When Leonhart’s taut body arched up and rubbed against him, Seifer groaned his regret and released his hands. “I’m gonna need a pillow wall.”
Regretting the loss of contact, Seifer broke away from the delicious heat of Leonhart’s body. After mistaking the walk in closet for the bathroom, he found what he was looking for and returned with a wet cloth. He stripped out of his boxers and forced his eyes away when Leonhart arched off the bed to slide out of his own cum stained undergarment.
Lying naked together was the ultimate test of wills. Seifer ended up wedging a pillow between his cock and Leonhart’s luscious ass. Better safe than sorry. After drawing the blanket over them, he spooned behind the smaller man and trapped him securely with his arms.
“Will you sleep?” Seifer asked.
“No.” Squall was too nervous about his impending appointment.
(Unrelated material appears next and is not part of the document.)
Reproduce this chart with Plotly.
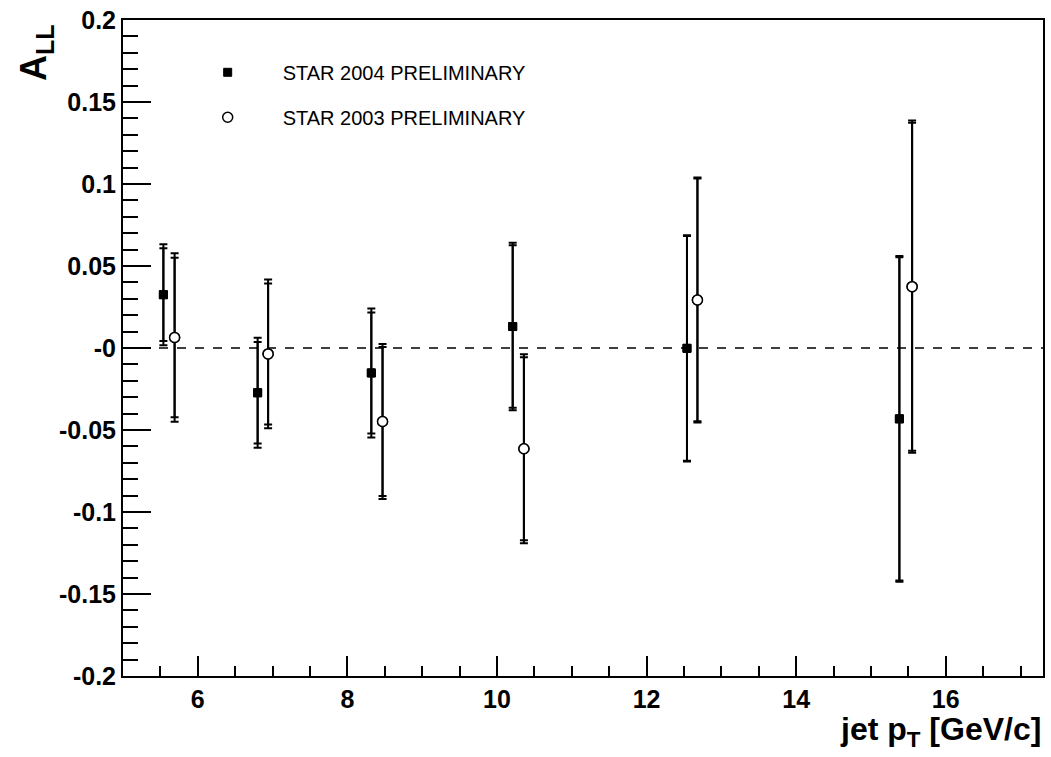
import plotly.graph_objects as go

# STAR 2004 preliminary (filled squares)
x_2004 = [5.54, 6.80, 8.32, 10.21, 12.54, 15.38]
y_2004 = [0.0325, -0.0273, -0.0152, 0.0131, -0.0002, -0.0432]
err_2004_tot = [0.0308, 0.0335, 0.0393, 0.0511, 0.0690, 0.0993]
err_2004_stat = [0.0283, 0.0310, 0.0369, 0.0495, 0.0685, 0.0985]

# STAR 2003 preliminary (open circles)
x_2003 = [5.69, 6.94, 8.47, 10.36, 12.68, 15.55]
y_2003 = [0.0064, -0.0036, -0.0448, -0.0614, 0.0293, 0.0374]
err_2003_tot = [0.0514, 0.0453, 0.0472, 0.0576, 0.0747, 0.1013]
err_2003_stat = [0.0487, 0.0430, 0.0454, 0.0558, 0.0740, 0.1000]

y_tickvals = [0.2, 0.15, 0.1, 0.05, 0.0, -0.05, -0.1, -0.15, -0.2]
y_ticktext = ["0.2", "0.15", "0.1", "0.05", "-0", "-0.05", "-0.1", "-0.15", "-0.2"]
x_tickvals = [6, 8, 10, 12, 14, 16]

label_2004 = "STAR 2004 PRELIMINARY"
label_2003 = "STAR 2003 PRELIMINARY"

fig = go.Figure()

def add_series(x, y, etot, estat, name, marker, group):
    fig.add_trace(go.Scatter(
        x=x, y=y, mode="markers", name=name, legendgroup=group, showlegend=False,
        error_y=dict(type="data", array=estat, visible=True, color="black",
                     thickness=2, width=4),
        marker=marker, hoverinfo="skip"))
    fig.add_trace(go.Scatter(
        x=x, y=y, mode="markers", name=name, legendgroup=group, showlegend=True,
        error_y=dict(type="data", array=etot, visible=True, color="black",
                     thickness=2, width=4),
        marker=marker))

add_series(x_2004, y_2004, err_2004_tot, err_2004_stat, label_2004,
           dict(symbol="square", size=8, color="black", line=dict(color="black", width=1)), "g2004")
add_series(x_2003, y_2003, err_2003_tot, err_2003_stat, label_2003,
           dict(symbol="circle", size=10, color="white", line=dict(color="black", width=1.5)), "g2003")

fig.add_hline(y=0, line=dict(color="black", width=1.5, dash="dash"), layer="below")

bold = dict(family="Liberation Sans, Arial, sans-serif", size=25, color="black", weight="bold")

fig.update_layout(
    width=1051, height=757,
    margin=dict(l=123, r=6, t=16, b=81),
    paper_bgcolor="white", plot_bgcolor="white",
    showlegend=True,
    legend=dict(x=0.054, y=0.95, xanchor="left", yanchor="top",
                bgcolor="rgba(0,0,0,0)", borderwidth=0,
                font=dict(family="Liberation Sans, Arial, sans-serif", size=20, color="black"),
                traceorder="grouped", tracegroupgap=16, itemwidth=100,
                itemclick=False),
    xaxis=dict(range=[5, 17.3], showgrid=False, zeroline=False,
               showline=True, linecolor="black", linewidth=2, mirror=True,
               ticks="inside", ticklen=20, tickwidth=2, tickcolor="black",
               tickvals=x_tickvals, tickfont=bold,
               minor=dict(ticks="inside", ticklen=10, tickwidth=2, tickcolor="black",
                          dtick=0.5, tick0=5, showgrid=False)),
    yaxis=dict(range=[-0.2, 0.2], showgrid=False, zeroline=False,
               showline=True, linecolor="black", linewidth=2, mirror=True,
               ticks="inside", ticklen=28, tickwidth=2, tickcolor="black",
               tickvals=y_tickvals, ticktext=y_ticktext, tickfont=bold,
               minor=dict(ticks="inside", ticklen=15, tickwidth=2, tickcolor="black",
                          dtick=0.01, tick0=0, showgrid=False)),
    annotations=[
        dict(text="A<sub>LL</sub>", textangle=-90, xref="paper", yref="paper",
             x=-0.095, y=1, xanchor="center", yanchor="top", yshift=-2,
             showarrow=False,
             font=dict(family="Liberation Sans, Arial, sans-serif", size=36, color="black", weight="bold")),
        dict(text="jet p<sub>T</sub> [GeV/c]", xref="paper", yref="paper",
             x=1, y=0, xanchor="right", yanchor="top", yshift=-33,
             showarrow=False,
             font=dict(family="Liberation Sans, Arial, sans-serif", size=32, color="black", weight="bold")),
    ],
)

fig.write_html("out.html")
A sliver of doubt curled around the edges of his mind. He realized with startling clarity that he couldn’t trust his feelings for Seifer. There was nothing warm and fuzzy about his love for the man. The possibility that none of this was real terrified him. What if everything he felt disappeared the instant Rinoa neutralized the para-magic?
“This is real,” Seifer said. He pressed a kiss to Leonhart’s bare shoulder. “It has to be.”
Squall responded by shifting deeper into Seifer’s embrace.
TBC…
==Author’s note==
Mean author is mean.
It’s been a year, give or take a few days, since my last update. I do have a lot written for the next chapter, which will hopefully be the final chapter if it works out the way I want it to. But, as you probably know from my other empty promises, I could have 99% of the next chapter written and still find stuff to edit for another year. I’m crap at meeting the deadlines I set myself, but I’m aiming to finish this monster epic before June. *crosses fingers *
The love confessions came kind of easy considering how resistant these boys were the whole time. But I’ve always imagined that their ignorance was never willful, so once they realized the truth they would man up and confess. IDK.
Sorry for errors. I never did bother seeking a beta. Volunteers are welcome, btw. No need to overhaul the whole story if you just want to clean up this chapter and maybe check the next one when it’s ready.